AL: This concept is a nice departure from traditional luxury. I enjoyed seeing this in person because it shows that luxury can be compact and energetic.
Above: Lotus Evija
Karma SCI Vision
TM: A timeless approach with classic proportions, and the absence of many facets or gimmicky details make this design striking. The non-grill may provide an advantage to companies without historical identity.
DK: This is a vehicle that screams for the need of a bit more volume on the front fenders and hood. While its proportion is striking with the cabin being pushed all the way to the back, the car overall is bland and asks for more attention to the basics rather than the details. The interior is a great design as it clearly divides the driver and the passenger, but the exterior is a Hot Wheels car.
AL: I appreciate the finesse of lines on this concept. I feel it captures the sense of drama and tension that would come straight from a quick sketch.
TM: It’s difficult to bring in a new car to this highly contested mid-ship sports car arena, since competitive brands have established their own identities through their design language. This Lotus has achieved that tight target using bold yet cohesive elements.

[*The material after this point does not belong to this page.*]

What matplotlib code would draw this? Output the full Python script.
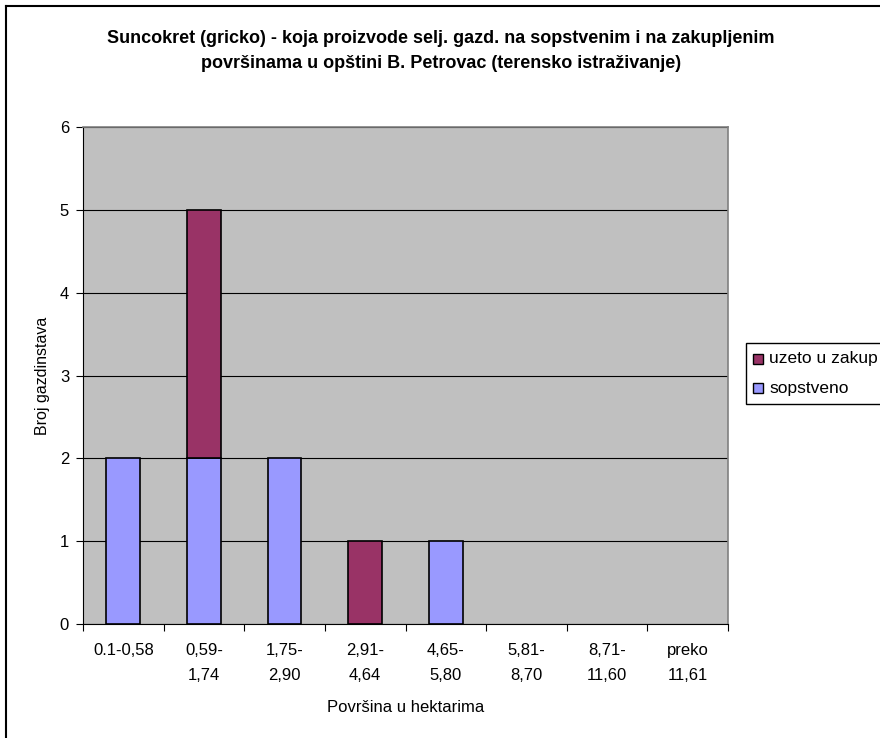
import matplotlib
matplotlib.use("Agg")
import matplotlib.pyplot as plt
import numpy as np
from matplotlib.lines import Line2D
from matplotlib.patches import Rectangle

plt.rcParams['font.family'] = ['Liberation Sans', 'DejaVu Sans']

# categories (area ranges in hectares) and household counts
categories = ["0.1-0,58", "0,59-\n1,74", "1,75-\n2,90", "2,91-\n4,64", "4,65-\n5,80",
              "5,81-\n8,70", "8,71-\n11,60", "preko\n11,61"]
sopstveno = [2, 2, 2, 0, 1, 0, 0, 0]
zakup = [0, 3, 0, 1, 0, 0, 0, 0]

title = ("Suncokret (gricko) - koja proizvode selj. gazd. na sopstvenim i na zakupljenim\n"
         "površinama u opštini B. Petrovac (terensko istraživanje)")

c_own = "#9999FF"
c_rent = "#993366"

W, H = 880, 738
fig = plt.figure(figsize=(W / 100, H / 100), dpi=100)
ax = fig.add_axes([83 / W, 1 - 624 / H, (728 - 83) / W, (624 - 127) / H])
ax.set_facecolor("#C0C0C0")

x = np.arange(len(categories)) + 0.5
own = np.array(sopstveno, dtype=float)
rent = np.array(zakup, dtype=float)
bw = 0.42
# skip empty segments so no flat outline is drawn on the axis
m1 = own > 0
m2 = rent > 0
ax.bar(x[m1], own[m1], width=bw, color=c_own, edgecolor="black", linewidth=1.2, zorder=3)
ax.bar(x[m2], rent[m2], width=bw, bottom=own[m2], color=c_rent, edgecolor="black",
       linewidth=1.2, zorder=3)

ax.set_xlim(0, len(categories))
ax.set_ylim(0, 6)
ax.set_yticks(range(7))
ax.yaxis.grid(True, color="black", linewidth=0.8, zorder=1)
ax.set_axisbelow(True)

# category boundaries carry the tick marks, labels sit between them
ax.set_xticks(range(len(categories) + 1))
ax.set_xticklabels([])
ax.set_xticks(x, minor=True)
ax.set_xticklabels(categories, minor=True, fontsize=12, linespacing=1.8, va="top")
ax.tick_params(axis="x", which="minor", length=0, pad=14)
ax.tick_params(axis="x", which="major", length=5, direction="out", color="black")
ax.tick_params(axis="y", length=5, direction="out", labelsize=12, pad=5)

for s in ["top", "right"]:
    ax.spines[s].set_color("#808080")
    ax.spines[s].set_linewidth(1.2)
ax.spines["left"].set_color("black")
ax.spines["bottom"].set_color("black")

ax.set_xlabel("Površina u hektarima", fontsize=12, labelpad=12)
ax.set_ylabel("Broj gazdinstava", fontsize=11.5, labelpad=7)

fig.text(441 / W, 1 - 51 / H, title, ha="center", va="center", fontsize=13,
         fontweight="bold", linespacing=1.55)

# legend box, clipped at the right edge of the chart area
lx0, ly0, ly1 = 746, 343, 404
fig.add_artist(Rectangle((lx0 / W, 1 - ly1 / H), (W + 10 - lx0) / W, (ly1 - ly0) / H,
                         transform=fig.transFigure, facecolor="white",
                         edgecolor="black", linewidth=1.0))
for (label, col), yy in zip([("uzeto u zakup", c_rent), ("sopstveno", c_own)], [359, 388]):
    fig.add_artist(Rectangle((753 / W, 1 - (yy + 5) / H), 10 / W, 10 / H,
                             transform=fig.transFigure, facecolor=col,
                             edgecolor="black", linewidth=1.0))
    fig.text(769 / W, 1 - yy / H, label, fontsize=12.5, va="center", ha="left")

# outer chart frame (left and top edges)
fig.add_artist(Line2D([6 / W, 6 / W], [0, 1 - 6 / H], transform=fig.transFigure,
                      color="black", linewidth=1.5))
fig.add_artist(Line2D([6 / W, 1], [1 - 6 / H, 1 - 6 / H], transform=fig.transFigure,
                      color="black", linewidth=1.5))

fig.savefig("out.png", dpi=100)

DK: An unexpected concept from the brand. With every automaker, whether it’s Koenigsegg or a Chinese start-up chasing to make a super/hyper-car, the market is fierce and highly competitive. But Lotus managed extremely well to create yet another striking and potent vehicle. While the front could be any brand, the rear is distinctively and definitely a Lotus. Thankfully, unlike many student works, all lines and design elements are cohesive and play well within each other. The design elements (floating dash versus rear deck of the car) flow into the interior.
AL: I was so happy to see this in person. The Evija elevates Lotus into new territory, and as a fan of the brand I am glad they are setting a new benchmark. Though, as one of the great underdogs of motorsports, I hope they can downscale this new language and technology and translate it into their smaller and more affordable models.
Lincoln Continental Coach Doors
TM: It makes an interesting addition to the lineup but could have a better greenhouse.
DK: The “concept’s” purpose is understandable but isn’t necessarily needed. It appears to be a dying brand trying to give minimal changes to attract the older generations back to their vehicles. However, in this case, having the door handles implemented into the chrome-molded beltline makes sense, while it seems gimmicky for the regular Continental.
AL: I have not seen this car in person, but appreciate that Lincoln is continuing to bring its trademark approach to the American luxury car.
Thanks to the service work and optimistic influence of these local high school students, the future is indeed bright.